Abstract

Although international actors operating under the United Nations umbrella put much faith in the possibility of bridging science and policy through various institutional arrangements, research in the Science and Technology Studies (STS) tradition suggests that different civic epistemologies revolve around environmental degradation issues. Civic epistemologies, which imply peculiar understandings of knowledge across cultures, are not easily bridged. This paper contends that conflicting (civic) epistemologies inevitably emerge in epistemic debates at the intergovernmental level, with strong implications for how science and knowledge are dealt with and understood in environmental negotiations. Drawing on the experience of global soil and land governance and building on the idiom of civic epistemologies, the concept of intergovernmental epistemologies is introduced as an analytical tool to capture the diverging ways of appreciating and validating knowledge in intergovernmental settings.
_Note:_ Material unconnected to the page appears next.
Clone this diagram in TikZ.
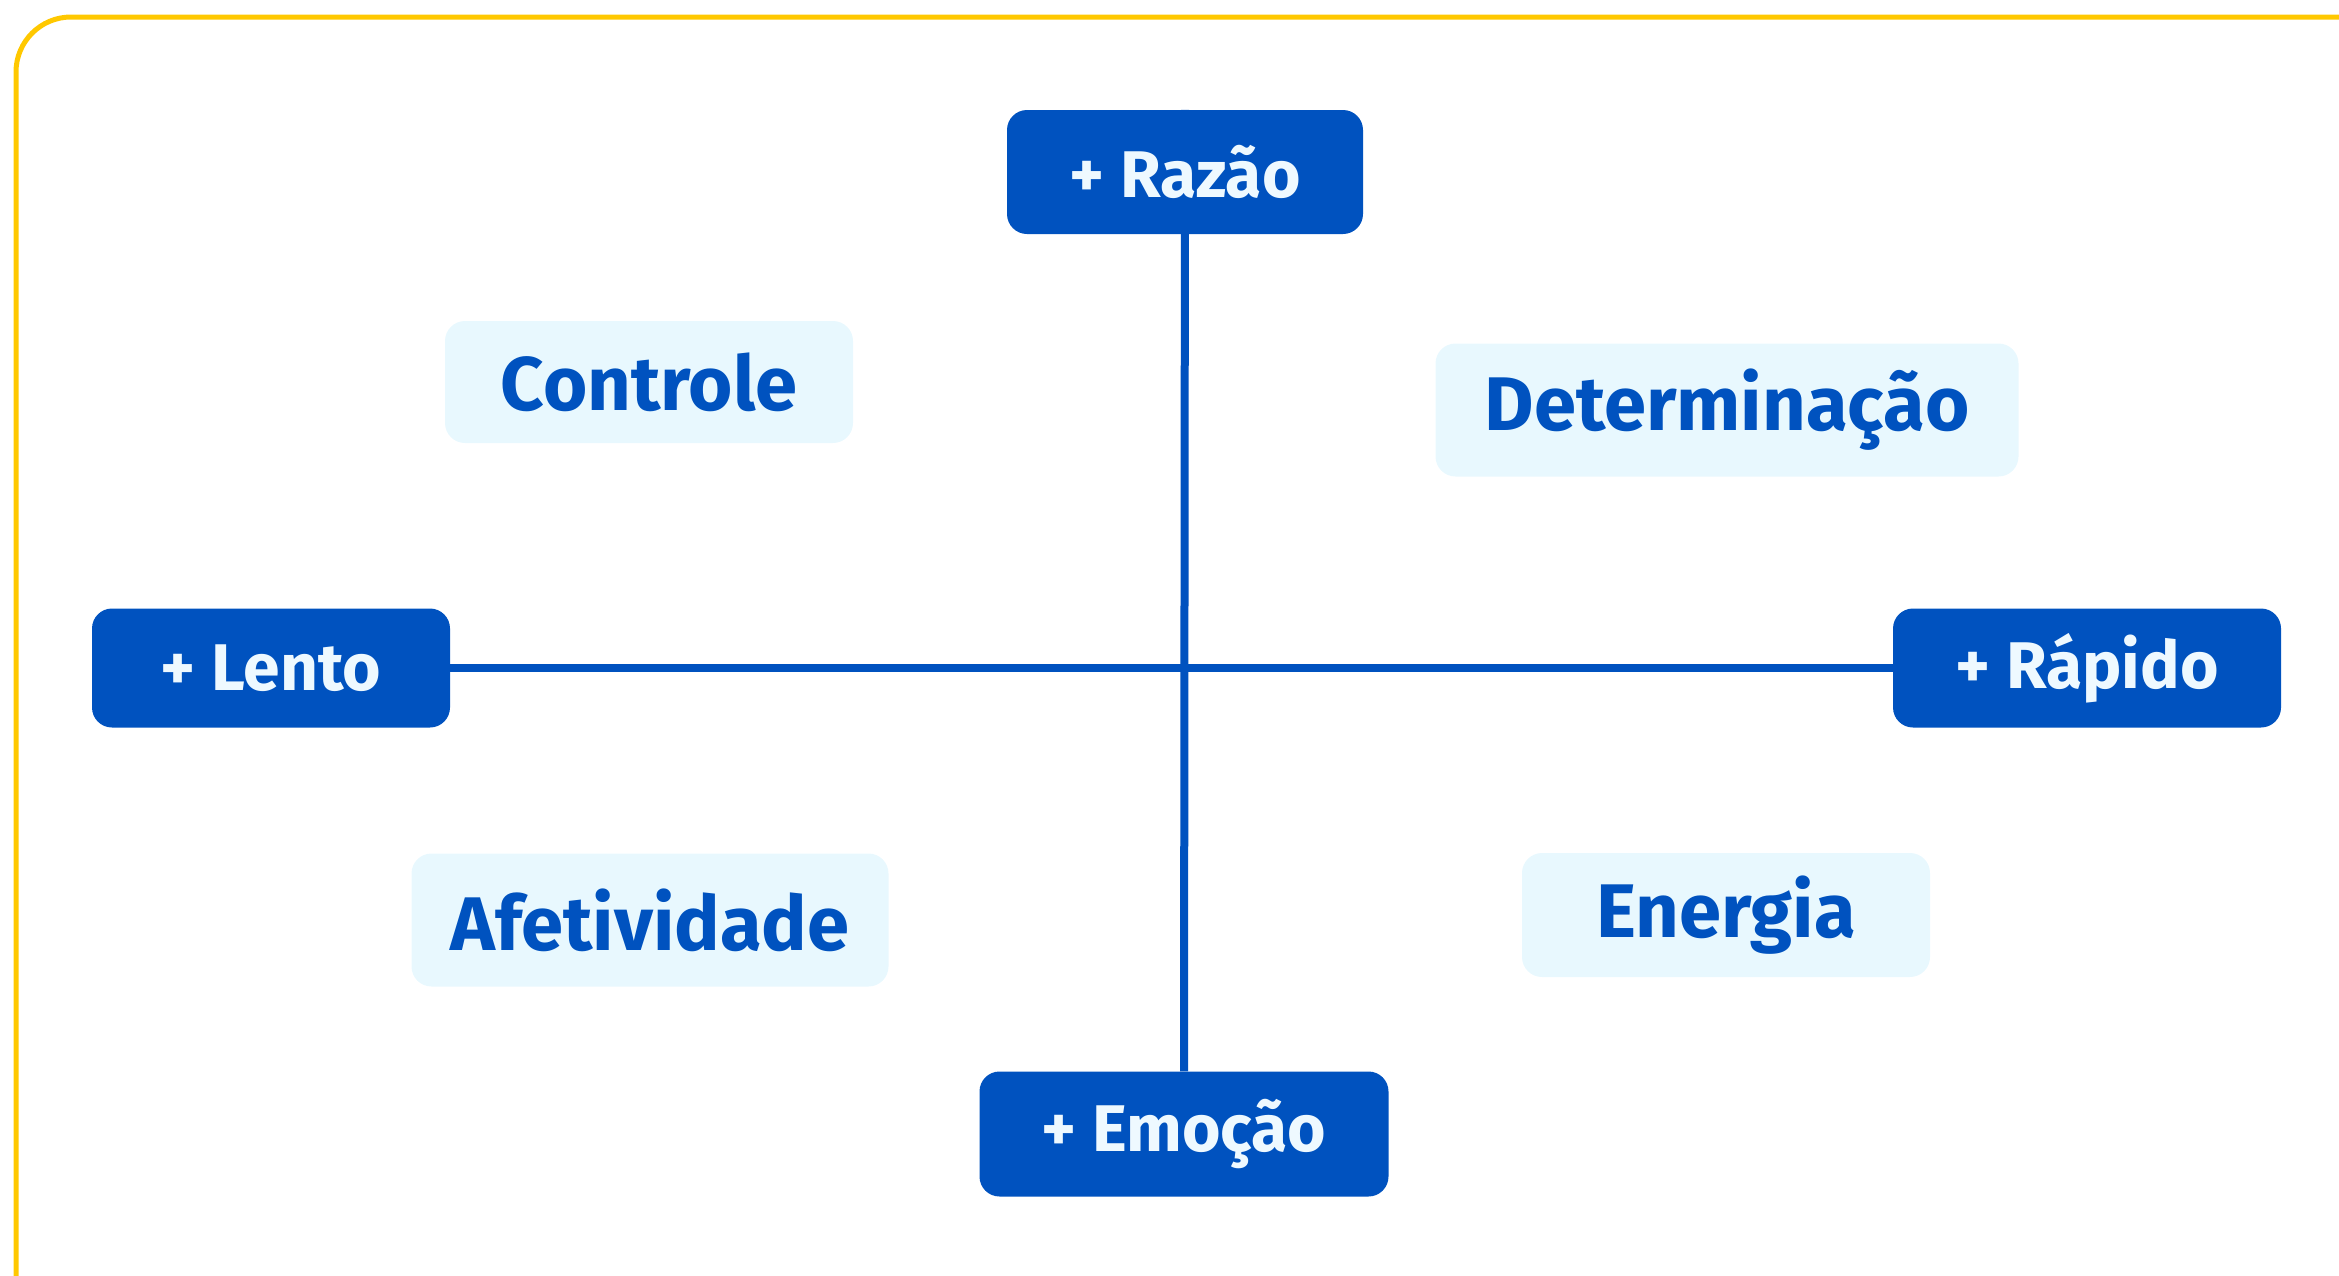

Placing state actors and their perspectives center stage, intergovernmental epistemologies account for the tensions, contestations and politicisation processes of international institutional settings dealing with environmental issues. The paper concludes discussing the consequences of intergovernmental epistemologies for the study of global environmental governance: it cautions about overreliance on approaches based on learning and all-encompassing discourses, emphasizing the value of using STS-derived concepts to investigate the complexity of international environmental negotiations.